Social Networks: Commercial Lever or Management Setback?

May 9th 2009

Social Networks

Obviously, it is a hot topic that firstly imposes a proposal for a definition. I will adopt the definition of "Social Network" as proposed by Wikipedia. It strikes me as fair and well documented.

This definition puts me first in front of two fascinating facts. The first is that the term "Social Network" was introduced in 1954 by John A. Barnes. The second is that the analysis of social networks would find its theoretical foundations, among others, in scientific publications dated as far back as 1741.

So are we really talking about a hot topic or a new, emerging phenomenon?

As with many realities that sometimes appear to be entirely new and innovative, the novelty effect is frequently the simple result of an amplification linked to the emergence of a tool supporting, automating, nourishing a reality that has existed for a very long time.

The old evolutionary "Tool - Knowledge" waltz of the human being gives rise to the consecration of "new" realities and the disappearance of others. A phenomenon of natural selection from which knowledge emerges and engulfs our realities—the best suffocating the least efficient.

So what is it that makes a reality suddenly prevail?

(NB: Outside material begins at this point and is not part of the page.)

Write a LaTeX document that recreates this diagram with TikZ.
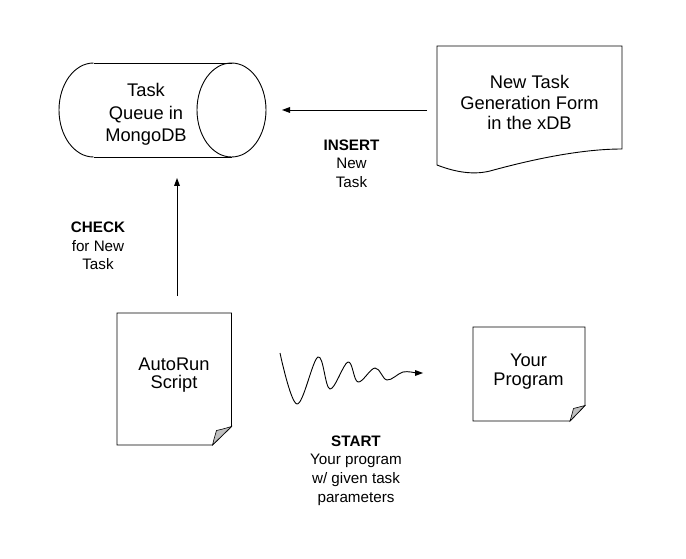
\documentclass[tikz,border=0pt]{standalone}
\usepackage{fontspec}
\setmainfont{Liberation Sans}
\tikzset{boxtext/.style={font=\fontsize{18.3}{#1}\selectfont}, boxtext/.default=20}
\begin{document}
\begin{tikzpicture}[x=1pt,y=1pt,line width=0.9pt]
\tikzstyle{every node}+=[inner sep=0pt, align=center]
\tikzstyle{tagtext}=[font=\fontsize{15.2}{18.7}\selectfont]
\tikzstyle{fold}=[black, line width=0.6pt, fill=black!25]
\useasboundingbox (0,0) rectangle (686,-559);
% task queue
\draw [black] (93.5,-63) -- (231.5,-63);
\draw [black] (93.5,-157) -- (231.5,-157);
\draw [black] (93.5,-63) arc (90:270:34.5pt and 47pt);
\draw [black] (231.5,-110) ellipse (34.5pt and 47pt);
\draw (146,-114.5) node (queue) [boxtext=22.5] {Task\\Queue in\\MongoDB};
% form
\draw [black] (437,-46) -- (622,-46) -- (622,-149) .. controls (580,-149) and (530,-160) .. (490,-171) .. controls (470,-176) and (450,-170) .. (437,-165) -- cycle;
\draw (529.5,-102.5) node (form) [boxtext=20.3] {New Task\\Generation Form\\in the xDB};
% autorun script
\draw [black] (117,-313) -- (231.5,-313) -- (231.5,-426.5) -- (212.5,-445) -- (117,-445) -- cycle;
\filldraw [fold] (212.5,-445) .. controls (214,-439) .. (216.5,-430.5) .. controls (223,-429) .. (231.5,-426.5) -- cycle;
\draw (174,-375) node (script) [boxtext=17.5] {AutoRun\\Script};
% your program
\draw [black] (473,-327) -- (585,-327) -- (585,-405.5) -- (570,-421) -- (473,-421) -- cycle;
\filldraw [fold] (570,-421) .. controls (571.5,-416) .. (573.5,-408.5) .. controls (579,-407.5) .. (585,-405.5) -- cycle;
\draw (528.5,-372) node (prog) [boxtext=19] {Your\\Program};
% labels
\draw (98,-246) node (check) [tagtext] {\textbf{CHECK}\\for New\\Task};
\draw (351.5,-163.5) node (insert) [tagtext] {\textbf{INSERT}\\New\\Task};
\draw (356,-470.5) node (start) [tagtext] {\textbf{START}\\Your program\\w/ given task\\parameters};
% arrows
\coordinate (check tail) at (177,-296);
\coordinate (check head) at (177,-178);
\draw [black] (check tail) -- ([yshift=-7]check head);
\fill [black] (check head) -- ++(-3,-8) -- ++(6,0) -- cycle;
\coordinate (insert tail) at (427,-110);
\coordinate (insert head) at (282,-110);
\draw [black] (insert tail) -- ([xshift=7]insert head);
\fill [black] (insert head) -- ++(8,3) -- ++(0,-6) -- cycle;
\coordinate (start tail) at (280,-353);
\coordinate (start head) at (423,-373);
\draw [black] plot [smooth, tension=0.6] coordinates {(start tail) (297,-404) (318,-357) (330,-389) (348,-362) (358,-382) (375,-368) (387,-380) (403,-372) (416,-373)};
\fill [black] (start head) -- ++(-8,3) -- ++(0,-6) -- cycle;
\end{tikzpicture}
\end{document}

When it becomes more valuable than another, of course, but as the notion of utility is subjective, that it depends on the need to be filled and on the facility (the tool) with which we can supply it, here we are now better installed to assess the actual relevance of social networks in business management.

Do social networks represent a real commercial lever for the company or not? In my opinion, absolutely. But under some, if I may, "old" terms and conditions.

To insist, there is nothing new in social networks except that they are now more easily visible, identifiable, and exploitable thanks to the web, the ultimate tool of the new man! At least, until he finds a new, better tool.

In prehistoric times for the youngest of us, did owning more business cards than your coworker automatically make you sell more? I do not believe it.

Oops ... I can hear the next generation shouting names at me: "Listen carefully, Dan, you haven't understood anything about social media. It's always the quality of your circle of contacts that counts, not the quantity." An argument I can only submit to. So that the concept of "Six degrees of separation" is really useful and a concrete lever, the circle of contacts must be of quality. At the same time, quantity can play an interesting role as a natural catalyst, but that might be the subject of another post.

However, here is my downside and my suggestion for additional nuance.

Firstly, the notion of "quality" here calls not only to the credibility of your contact concerning your objective but, above all, to the quality of your human relationship with it in terms of the level of mutual trust included in your relationship. Is it ready to support you vigorously in a strategic situation?

Otherwise, knowing many people who are very likeable to you makes you a certainly entertaining individual, but not necessarily impactful and distinctive. In business, staying on the sympathy stage is likely to get you stuck on the first degree. At this distance, you don’t need your social network on the web. An email and even a phone call can be very effective.

Second, with the current fusion and explosion of contact networks that are growing at an exponential rate, tell yourself that launching your social network on the web requires de facto that you constantly manage it subsequently in terms of its composition and animation if you want to maintain your virtual relationships at a constant level of efficiency.

If you can introduce this new activity into your daily workload, the commercial leverage of social networks could greatly surprise you, that is to say, concretely increase your sales by giving you the tool to automate and accelerate a pre-existing, healthy, and efficient networking approach without neglecting the essential marketing leverage of greater visibility if your target customers visit the web regularly.

I believe it is entirely relevant here to refer to my previous post: Don't Confuse Tool and Solution, because we are faced with a situation where it is necessary to sharpen one's critical sense on the potential contribution of this technological lever, hoping to minimize disappointments.

If the effort seems impossible to reconcile with your current schedule, my suggestion would be to steer clear of it or take it one step at a time.

Suppose you abandon yourself to virtual networks without any shame. In that case, you may wonder why someone suddenly informs you that he is currently on route 20 in the direction of Montreal, that he went to see the comedian Martin Matte last night, that he thinks Carbonneau should come back as coach of the Montreal Canadiens, or that he thinks of redecorating his bathroom.

In which case, unless you are an anthropologist rather than a manager, your new virtual friends will then consume a significant portion of your precious time, time that would probably be more useful elsewhere for your business.